§ Work to be completed: Pick out each line below containing "this".

§ Given records:

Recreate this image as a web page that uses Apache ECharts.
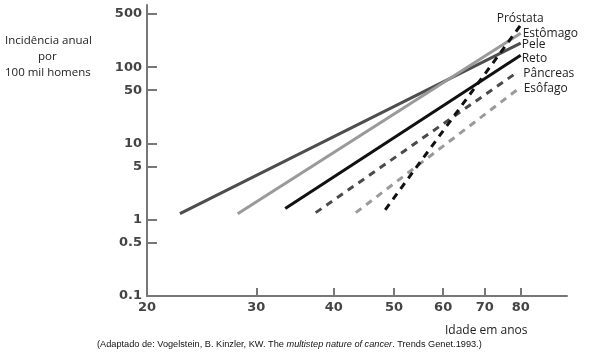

---

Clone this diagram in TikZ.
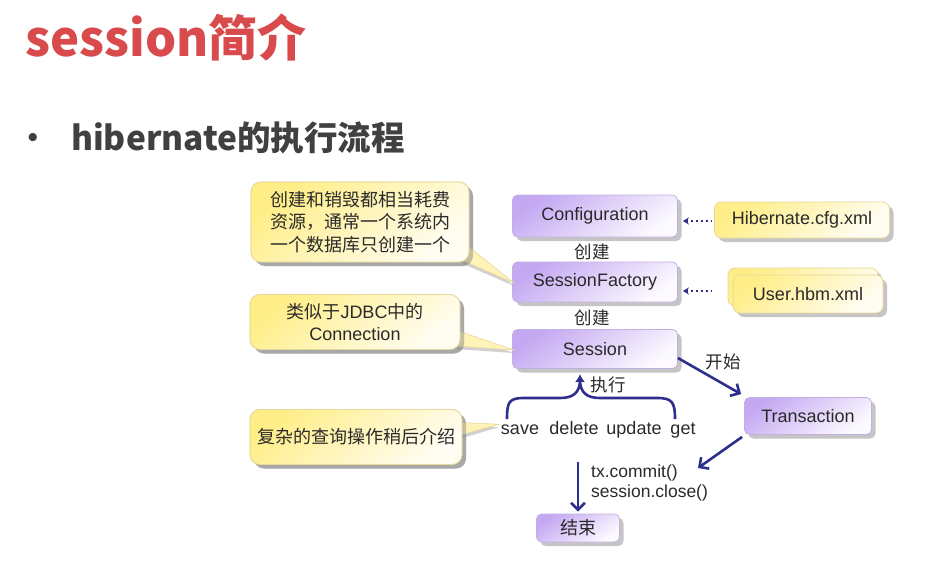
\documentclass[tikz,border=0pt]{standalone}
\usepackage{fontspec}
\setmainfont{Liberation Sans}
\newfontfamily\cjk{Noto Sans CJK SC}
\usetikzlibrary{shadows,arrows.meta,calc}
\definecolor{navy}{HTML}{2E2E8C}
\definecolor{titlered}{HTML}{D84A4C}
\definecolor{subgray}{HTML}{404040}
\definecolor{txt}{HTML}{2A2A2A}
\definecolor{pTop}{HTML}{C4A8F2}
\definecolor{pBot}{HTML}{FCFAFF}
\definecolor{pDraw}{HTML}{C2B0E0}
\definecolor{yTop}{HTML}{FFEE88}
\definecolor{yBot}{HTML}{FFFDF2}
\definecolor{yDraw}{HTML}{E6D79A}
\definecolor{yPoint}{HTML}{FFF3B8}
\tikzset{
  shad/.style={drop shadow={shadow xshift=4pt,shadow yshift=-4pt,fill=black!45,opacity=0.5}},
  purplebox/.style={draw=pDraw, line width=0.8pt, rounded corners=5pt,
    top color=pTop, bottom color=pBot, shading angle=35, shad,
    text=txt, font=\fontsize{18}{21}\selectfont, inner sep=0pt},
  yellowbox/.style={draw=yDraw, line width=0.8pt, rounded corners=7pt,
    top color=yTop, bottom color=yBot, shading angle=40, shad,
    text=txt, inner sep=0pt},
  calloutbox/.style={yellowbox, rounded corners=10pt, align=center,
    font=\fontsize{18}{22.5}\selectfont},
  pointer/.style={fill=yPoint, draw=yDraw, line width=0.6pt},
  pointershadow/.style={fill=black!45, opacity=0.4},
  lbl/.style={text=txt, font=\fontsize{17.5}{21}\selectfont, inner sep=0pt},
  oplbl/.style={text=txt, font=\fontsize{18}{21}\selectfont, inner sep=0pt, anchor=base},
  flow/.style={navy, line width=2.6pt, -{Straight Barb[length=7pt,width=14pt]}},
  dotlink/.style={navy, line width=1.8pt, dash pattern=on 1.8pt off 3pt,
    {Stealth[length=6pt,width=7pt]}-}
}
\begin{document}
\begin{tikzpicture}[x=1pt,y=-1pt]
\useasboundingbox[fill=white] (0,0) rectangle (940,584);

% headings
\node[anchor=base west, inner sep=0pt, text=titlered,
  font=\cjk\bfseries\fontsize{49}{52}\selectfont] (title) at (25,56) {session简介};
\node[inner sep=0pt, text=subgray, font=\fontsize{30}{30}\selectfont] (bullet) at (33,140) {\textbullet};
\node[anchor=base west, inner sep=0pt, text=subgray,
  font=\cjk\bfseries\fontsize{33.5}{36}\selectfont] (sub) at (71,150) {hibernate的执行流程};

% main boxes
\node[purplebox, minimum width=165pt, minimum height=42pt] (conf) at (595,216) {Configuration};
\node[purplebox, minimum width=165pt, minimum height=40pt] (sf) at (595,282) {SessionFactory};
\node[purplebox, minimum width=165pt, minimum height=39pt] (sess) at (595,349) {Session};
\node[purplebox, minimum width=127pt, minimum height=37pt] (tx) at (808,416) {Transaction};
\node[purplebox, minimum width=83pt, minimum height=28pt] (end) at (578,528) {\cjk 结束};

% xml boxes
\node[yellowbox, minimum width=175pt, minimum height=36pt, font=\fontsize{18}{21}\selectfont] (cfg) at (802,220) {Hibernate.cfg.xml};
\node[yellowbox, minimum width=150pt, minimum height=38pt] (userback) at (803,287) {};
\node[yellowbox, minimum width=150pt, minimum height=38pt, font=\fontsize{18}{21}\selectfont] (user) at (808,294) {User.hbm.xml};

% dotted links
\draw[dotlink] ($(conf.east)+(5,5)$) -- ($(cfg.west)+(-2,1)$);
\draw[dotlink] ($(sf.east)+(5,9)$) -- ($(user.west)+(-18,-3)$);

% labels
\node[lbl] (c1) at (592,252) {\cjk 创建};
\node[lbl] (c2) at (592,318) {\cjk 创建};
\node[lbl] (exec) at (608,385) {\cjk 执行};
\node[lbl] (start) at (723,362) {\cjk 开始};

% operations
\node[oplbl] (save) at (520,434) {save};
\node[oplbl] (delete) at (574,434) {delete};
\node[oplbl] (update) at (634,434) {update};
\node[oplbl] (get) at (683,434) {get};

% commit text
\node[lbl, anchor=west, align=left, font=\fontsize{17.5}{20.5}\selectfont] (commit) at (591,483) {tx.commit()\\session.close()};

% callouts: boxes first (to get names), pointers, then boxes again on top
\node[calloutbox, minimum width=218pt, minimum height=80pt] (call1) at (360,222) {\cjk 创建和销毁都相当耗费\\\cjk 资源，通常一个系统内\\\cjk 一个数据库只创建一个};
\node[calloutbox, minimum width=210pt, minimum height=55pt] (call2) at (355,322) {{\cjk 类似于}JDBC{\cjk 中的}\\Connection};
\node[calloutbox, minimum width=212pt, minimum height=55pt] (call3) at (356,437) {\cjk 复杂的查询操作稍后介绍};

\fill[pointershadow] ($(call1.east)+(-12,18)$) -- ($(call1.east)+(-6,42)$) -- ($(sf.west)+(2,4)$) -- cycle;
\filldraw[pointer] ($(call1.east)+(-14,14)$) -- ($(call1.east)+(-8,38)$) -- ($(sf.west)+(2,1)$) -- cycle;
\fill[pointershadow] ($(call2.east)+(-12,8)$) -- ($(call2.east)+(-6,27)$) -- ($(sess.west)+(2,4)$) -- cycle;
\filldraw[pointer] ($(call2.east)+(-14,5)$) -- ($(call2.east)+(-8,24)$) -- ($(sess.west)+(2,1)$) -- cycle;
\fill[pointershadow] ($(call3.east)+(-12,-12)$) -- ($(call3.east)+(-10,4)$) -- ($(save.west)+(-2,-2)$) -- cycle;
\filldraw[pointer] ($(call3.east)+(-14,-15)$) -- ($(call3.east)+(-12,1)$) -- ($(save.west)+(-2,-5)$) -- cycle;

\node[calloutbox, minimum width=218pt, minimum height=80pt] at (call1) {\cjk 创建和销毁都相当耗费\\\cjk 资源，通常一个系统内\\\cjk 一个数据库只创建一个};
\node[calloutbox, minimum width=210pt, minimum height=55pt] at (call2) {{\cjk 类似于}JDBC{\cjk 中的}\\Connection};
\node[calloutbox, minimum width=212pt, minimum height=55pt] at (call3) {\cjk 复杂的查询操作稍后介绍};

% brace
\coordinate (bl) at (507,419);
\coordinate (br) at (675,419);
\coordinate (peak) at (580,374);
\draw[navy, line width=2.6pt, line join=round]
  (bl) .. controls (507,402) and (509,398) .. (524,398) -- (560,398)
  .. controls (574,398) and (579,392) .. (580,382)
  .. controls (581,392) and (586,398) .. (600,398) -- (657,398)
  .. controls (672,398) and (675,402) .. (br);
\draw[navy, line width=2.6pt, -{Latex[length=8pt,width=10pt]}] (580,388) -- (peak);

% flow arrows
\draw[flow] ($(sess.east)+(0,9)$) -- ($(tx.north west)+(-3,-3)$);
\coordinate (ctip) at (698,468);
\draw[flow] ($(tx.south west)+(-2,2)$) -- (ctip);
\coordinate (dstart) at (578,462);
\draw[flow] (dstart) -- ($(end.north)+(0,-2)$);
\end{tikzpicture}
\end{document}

* * *

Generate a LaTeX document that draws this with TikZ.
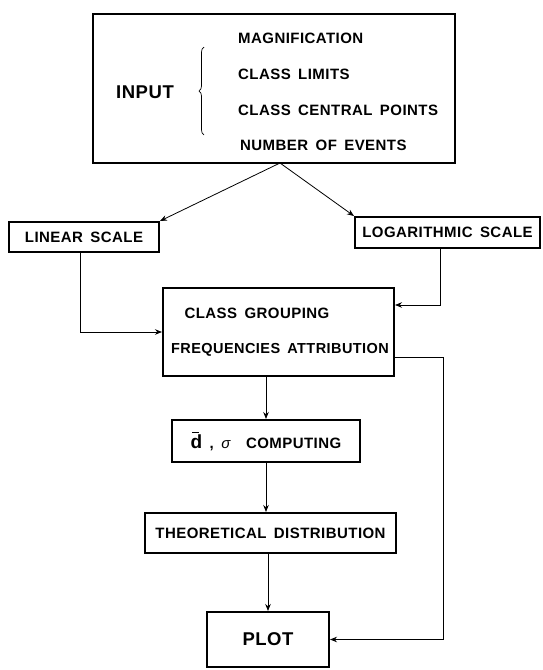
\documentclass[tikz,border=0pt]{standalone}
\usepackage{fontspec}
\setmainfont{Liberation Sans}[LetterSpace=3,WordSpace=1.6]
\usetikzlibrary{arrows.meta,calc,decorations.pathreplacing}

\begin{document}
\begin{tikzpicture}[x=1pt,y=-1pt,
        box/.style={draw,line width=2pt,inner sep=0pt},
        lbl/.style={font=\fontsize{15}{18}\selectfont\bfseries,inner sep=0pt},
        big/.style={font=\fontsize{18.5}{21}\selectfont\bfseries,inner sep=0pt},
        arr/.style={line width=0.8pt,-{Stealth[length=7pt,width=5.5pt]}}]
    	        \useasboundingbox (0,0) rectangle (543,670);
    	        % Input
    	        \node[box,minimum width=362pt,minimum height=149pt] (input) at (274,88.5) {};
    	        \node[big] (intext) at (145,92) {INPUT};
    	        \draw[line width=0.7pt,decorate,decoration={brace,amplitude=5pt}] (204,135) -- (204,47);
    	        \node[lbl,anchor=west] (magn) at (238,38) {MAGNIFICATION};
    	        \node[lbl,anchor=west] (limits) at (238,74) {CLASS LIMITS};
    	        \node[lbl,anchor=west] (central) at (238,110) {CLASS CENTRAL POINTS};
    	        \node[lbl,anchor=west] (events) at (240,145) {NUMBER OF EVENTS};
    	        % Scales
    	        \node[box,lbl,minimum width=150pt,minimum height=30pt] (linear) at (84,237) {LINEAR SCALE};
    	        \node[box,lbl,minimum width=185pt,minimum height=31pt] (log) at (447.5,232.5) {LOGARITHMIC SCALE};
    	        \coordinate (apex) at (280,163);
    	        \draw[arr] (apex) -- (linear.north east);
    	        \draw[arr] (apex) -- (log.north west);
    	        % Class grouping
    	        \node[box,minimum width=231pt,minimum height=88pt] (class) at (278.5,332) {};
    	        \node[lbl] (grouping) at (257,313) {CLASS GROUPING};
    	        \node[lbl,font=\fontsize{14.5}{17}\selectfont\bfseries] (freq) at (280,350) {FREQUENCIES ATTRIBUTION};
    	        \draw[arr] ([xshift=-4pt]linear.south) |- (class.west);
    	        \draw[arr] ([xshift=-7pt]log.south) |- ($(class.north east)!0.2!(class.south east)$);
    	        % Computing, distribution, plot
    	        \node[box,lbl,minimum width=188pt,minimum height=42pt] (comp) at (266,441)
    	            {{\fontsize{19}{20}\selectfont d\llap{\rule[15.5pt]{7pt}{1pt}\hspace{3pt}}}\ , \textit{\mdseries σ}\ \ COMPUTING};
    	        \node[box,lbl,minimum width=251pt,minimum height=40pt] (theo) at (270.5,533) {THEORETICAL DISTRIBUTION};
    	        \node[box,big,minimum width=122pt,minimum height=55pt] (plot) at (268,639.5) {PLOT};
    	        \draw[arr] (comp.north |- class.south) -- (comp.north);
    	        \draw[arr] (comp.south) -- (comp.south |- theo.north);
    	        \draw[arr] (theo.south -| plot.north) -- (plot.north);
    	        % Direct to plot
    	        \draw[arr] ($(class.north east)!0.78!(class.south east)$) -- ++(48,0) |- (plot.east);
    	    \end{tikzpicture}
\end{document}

§ Reply:
Recreate this image as a web page that uses Apache ECharts.
Clone this diagram in TikZ.
Generate a LaTeX document that draws this with TikZ.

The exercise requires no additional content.